"Never say - redundant. It implies unnecessary. And there's no budget for unnecessary."
I was told this 3 days into my cybersecurity career. And I find it telling that I can quote it verbatim 20 years later.
The word I should have used to describe the spare server - bought just in case one of the others broke - was 'resilience'. "This is our resilience server if one of those fails. It means we can be back operational within 3 hours - rather than 12 days."
This week, I was reminded of this lesson while talking with a new customer. As a founding CEO, she has created and grown a thriving online business. But as a self-professed computer-illiterate, she didn't understand technology.
As soon as I mentioned "risk", she was crystal clear.
"We have a saying in our company - What if a bus comes along?"
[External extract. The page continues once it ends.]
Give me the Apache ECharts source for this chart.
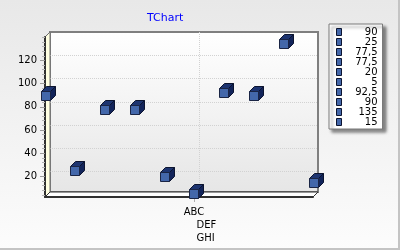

The most significant risk to her company was resilience.
Resilience as an idea is simple - it's keeping going - and is measured in downtime. Every business needs to ask - How much time is it OK to be non-operational?
In cybersecurity, we often overcomplicate the idea of resilience. But businesses already deal with it every day.
There are only five tiers of resilience in operations. From the most expensive to the cheapest, they are:
- Synchronous Operation (or no downtime)
- Asynchronous Operation
- Hot Standby
- Cold Standby
- No resilience
Cybersecurity vendors and professionals often start by assuming no downtime or synchronous operations are the answer. But other areas of business rarely operate in this way. A five-minute or even a five-hour delay may be acceptable - it's a business decision.
In challenging economic times, decisions to trim down resilience are inevitable. Knowing what level of downtime is acceptable is essential.
Remember, a 2-minute delay to re-route traffic through a different internet connection may be good enough… And it's likely to only take a few instructions on your existing equipment.
But equally, the delay in budget approval, purchasing, and shipping may extend the disruption and downtime beyond what is tolerable. It's why 20 years ago, we had a "resilience" server.
The cost of another firewall, another server, or another access point often comes at a much higher price than a few hours of non-productivity. But if that's not the case... just buy an extra one.